--- Task to complete ---
Drop every picture. Then return, exactly, the lines from the beginning of the listing below through the one containing "2.91, 2.95]".

* Begin Data provided *

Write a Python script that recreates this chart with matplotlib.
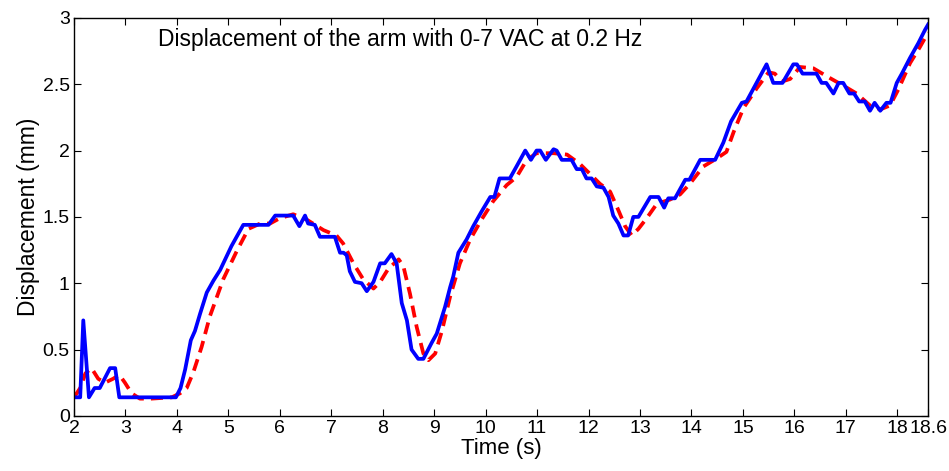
import numpy as np
import matplotlib.pyplot as plt

plt.rcParams['font.family'] = ['Liberation Sans', 'DejaVu Sans']

# measured displacement (blue)
t_meas = [2.0, 2.12, 2.18, 2.29, 2.4, 2.5, 2.7, 2.8, 2.88, 3.98, 4.07, 4.16, 4.27,
          4.35, 4.45, 4.58, 4.71, 4.84, 5.06, 5.29, 5.78, 5.91, 6.26, 6.38, 6.49,
          6.55, 6.68, 6.78, 7.07, 7.17, 7.24, 7.30, 7.36, 7.46, 7.59, 7.69, 7.82,
          7.95, 8.04, 8.17, 8.27, 8.37, 8.47, 8.56, 8.69, 8.79, 8.95, 9.05, 9.21,
          9.31, 9.37, 9.47, 9.63, 9.76, 9.92, 10.09, 10.17, 10.27, 10.47, 10.6,
          10.77, 10.88, 10.99, 11.06, 11.17, 11.32, 11.38, 11.48, 11.67, 11.77,
          11.87, 11.96, 12.06, 12.16, 12.29, 12.39, 12.48, 12.58, 12.68, 12.77,
          12.87, 12.97, 13.20, 13.36, 13.47, 13.55, 13.68, 13.88, 13.96, 14.17,
          14.46, 14.62, 14.77, 14.98, 15.07, 15.46, 15.59, 15.77, 15.98, 16.05,
          16.16, 16.43, 16.53, 16.62, 16.76, 16.86, 16.95, 17.07, 17.16, 17.26,
          17.37, 17.47, 17.56, 17.67, 17.79, 17.87, 17.99, 18.09, 18.25, 18.41,
          18.54, 18.6]
d_meas = [0.14, 0.14, 0.72, 0.14, 0.21, 0.21, 0.36, 0.36, 0.14, 0.14, 0.21, 0.35, 0.57,
          0.64, 0.77, 0.93, 1.02, 1.10, 1.28, 1.44, 1.44, 1.51, 1.51, 1.43, 1.51,
          1.45, 1.44, 1.35, 1.35, 1.23, 1.23, 1.21, 1.09, 1.01, 1.0, 0.94, 1.01,
          1.15, 1.15, 1.22, 1.15, 0.85, 0.72, 0.50, 0.43, 0.43, 0.55, 0.62, 0.82,
          0.97, 1.05, 1.23, 1.33, 1.43, 1.54, 1.65, 1.65, 1.79, 1.79, 1.88,
          2.0, 1.93, 2.0, 2.0, 1.93, 2.01, 2.0, 1.93, 1.93, 1.86,
          1.86, 1.79, 1.79, 1.73, 1.72, 1.65, 1.51, 1.45, 1.36, 1.36,
          1.50, 1.50, 1.65, 1.65, 1.57, 1.64, 1.64, 1.78, 1.78, 1.93,
          1.93, 2.06, 2.22, 2.36, 2.37, 2.65, 2.51, 2.51, 2.65, 2.65,
          2.58, 2.58, 2.51, 2.51, 2.43, 2.51, 2.51, 2.43, 2.43, 2.37,
          2.37, 2.30, 2.36, 2.30, 2.36, 2.36, 2.51, 2.58, 2.70, 2.81,
          2.91, 2.95]

# reference / model displacement (red dashed)
t_ref = [2.0, 2.12, 2.22, 2.34, 2.47, 2.6, 2.76, 2.88, 2.99, 3.12, 3.28, 3.5, 3.9,
         4.06, 4.19, 4.32, 4.48, 4.64, 4.77, 4.90, 5.16, 5.39, 5.62, 5.81, 6.0,
         6.26, 6.52, 6.85, 7.1, 7.23, 7.43, 7.62, 7.82, 7.95, 8.11, 8.31, 8.40,
         8.53, 8.66, 8.79, 8.89, 9.02, 9.15, 9.31, 9.50, 9.70, 9.92, 10.15, 10.41,
         10.60, 10.80, 10.99, 11.32, 11.58, 11.83, 12.09, 12.22, 12.42, 12.58,
         12.71, 12.84, 12.97, 13.13, 13.33, 13.58, 13.78, 13.97, 14.23, 14.49,
         14.68, 14.82, 15.01, 15.27, 15.50, 15.62, 15.76, 15.92, 16.11, 16.37,
         16.63, 16.95, 17.21, 17.47, 17.67, 17.86, 18.02, 18.25, 18.44, 18.6]
d_ref = [0.14, 0.21, 0.32, 0.36, 0.28, 0.25, 0.28, 0.31, 0.25, 0.17, 0.13, 0.13, 0.14,
         0.17, 0.21, 0.33, 0.52, 0.75, 0.89, 1.03, 1.24, 1.41, 1.45, 1.45, 1.49,
         1.52, 1.48, 1.40, 1.36, 1.30, 1.15, 1.03, 0.96, 1.01, 1.11, 1.18, 1.13,
         0.92, 0.67, 0.47, 0.42, 0.47, 0.64, 0.90, 1.15, 1.33, 1.48, 1.62, 1.74,
         1.80, 1.93, 1.98, 1.98, 1.97, 1.90, 1.80, 1.75, 1.69, 1.55,
         1.43, 1.36, 1.41, 1.49, 1.60, 1.63, 1.67, 1.75, 1.88, 1.94,
         1.99, 2.14, 2.32, 2.47, 2.59, 2.58, 2.52, 2.54, 2.63, 2.62,
         2.56, 2.49, 2.43, 2.34, 2.31, 2.34, 2.46, 2.66, 2.78, 2.89]

xticks = [2, 3, 4, 5, 6, 7, 8, 9, 10, 11, 12, 13, 14, 15, 16, 17, 18, 18.6]
xtick_labels = ['2', '3', '4', '5', '6', '7', '8', '9', '10', '11', '12', '13',
                '14', '15', '16', '17', '18', '18.6']
yticks = [0, 0.5, 1, 1.5, 2, 2.5, 3]
ytick_labels = ['0', '0.5', '1', '1.5', '2', '2.5', '3']

fig = plt.figure(figsize=(9.49, 4.71), dpi=100)
ax = fig.add_axes([0.078, 0.117, 0.900, 0.845])

ax.plot(t_ref, d_ref, color='#ff0000', linestyle=(0, (3.2, 1.9)), linewidth=2.7)
ax.plot(t_meas, d_meas, color='#0000ff', linewidth=2.7)

ax.set_xlim(2, 18.6)
ax.set_ylim(0, 3)
ax.set_xticks(xticks)
ax.set_xticklabels(xtick_labels)
ax.set_yticks(yticks)
ax.set_yticklabels(ytick_labels)
ax.tick_params(direction='in', top=True, right=True, length=5, width=0.8,
               labelsize=14)
ax.tick_params(axis='x', pad=3)
ax.tick_params(axis='y', pad=3)
ax.set_xlabel('Time (s)', fontsize=16, labelpad=1)
ax.set_ylabel('Displacement (mm)', fontsize=16.5, labelpad=2)
for s in ax.spines.values():
    s.set_linewidth(1.0)

ax.text(0.098, 0.945, 'Displacement of the arm with 0-7 VAC at 0.2 Hz',
        transform=ax.transAxes, fontsize=16.5, va='center', ha='left')

fig.savefig('out.png', dpi=100)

* End Data provided *

--- The result ---
Write a Python script that recreates this chart with matplotlib.
import numpy as np
import matplotlib.pyplot as plt

plt.rcParams['font.family'] = ['Liberation Sans', 'DejaVu Sans']

# measured displacement (blue)
t_meas = [2.0, 2.12, 2.18, 2.29, 2.4, 2.5, 2.7, 2.8, 2.88, 3.98, 4.07, 4.16, 4.27,
          4.35, 4.45, 4.58, 4.71, 4.84, 5.06, 5.29, 5.78, 5.91, 6.26, 6.38, 6.49,
          6.55, 6.68, 6.78, 7.07, 7.17, 7.24, 7.30, 7.36, 7.46, 7.59, 7.69, 7.82,
          7.95, 8.04, 8.17, 8.27, 8.37, 8.47, 8.56, 8.69, 8.79, 8.95, 9.05, 9.21,
          9.31, 9.37, 9.47, 9.63, 9.76, 9.92, 10.09, 10.17, 10.27, 10.47, 10.6,
          10.77, 10.88, 10.99, 11.06, 11.17, 11.32, 11.38, 11.48, 11.67, 11.77,
          11.87, 11.96, 12.06, 12.16, 12.29, 12.39, 12.48, 12.58, 12.68, 12.77,
          12.87, 12.97, 13.20, 13.36, 13.47, 13.55, 13.68, 13.88, 13.96, 14.17,
          14.46, 14.62, 14.77, 14.98, 15.07, 15.46, 15.59, 15.77, 15.98, 16.05,
          16.16, 16.43, 16.53, 16.62, 16.76, 16.86, 16.95, 17.07, 17.16, 17.26,
          17.37, 17.47, 17.56, 17.67, 17.79, 17.87, 17.99, 18.09, 18.25, 18.41,
          18.54, 18.6]
d_meas = [0.14, 0.14, 0.72, 0.14, 0.21, 0.21, 0.36, 0.36, 0.14, 0.14, 0.21, 0.35, 0.57,
          0.64, 0.77, 0.93, 1.02, 1.10, 1.28, 1.44, 1.44, 1.51, 1.51, 1.43, 1.51,
          1.45, 1.44, 1.35, 1.35, 1.23, 1.23, 1.21, 1.09, 1.01, 1.0, 0.94, 1.01,
          1.15, 1.15, 1.22, 1.15, 0.85, 0.72, 0.50, 0.43, 0.43, 0.55, 0.62, 0.82,
          0.97, 1.05, 1.23, 1.33, 1.43, 1.54, 1.65, 1.65, 1.79, 1.79, 1.88,
          2.0, 1.93, 2.0, 2.0, 1.93, 2.01, 2.0, 1.93, 1.93, 1.86,
          1.86, 1.79, 1.79, 1.73, 1.72, 1.65, 1.51, 1.45, 1.36, 1.36,
          1.50, 1.50, 1.65, 1.65, 1.57, 1.64, 1.64, 1.78, 1.78, 1.93,
          1.93, 2.06, 2.22, 2.36, 2.37, 2.65, 2.51, 2.51, 2.65, 2.65,
          2.58, 2.58, 2.51, 2.51, 2.43, 2.51, 2.51, 2.43, 2.43, 2.37,
          2.37, 2.30, 2.36, 2.30, 2.36, 2.36, 2.51, 2.58, 2.70, 2.81,
          2.91, 2.95]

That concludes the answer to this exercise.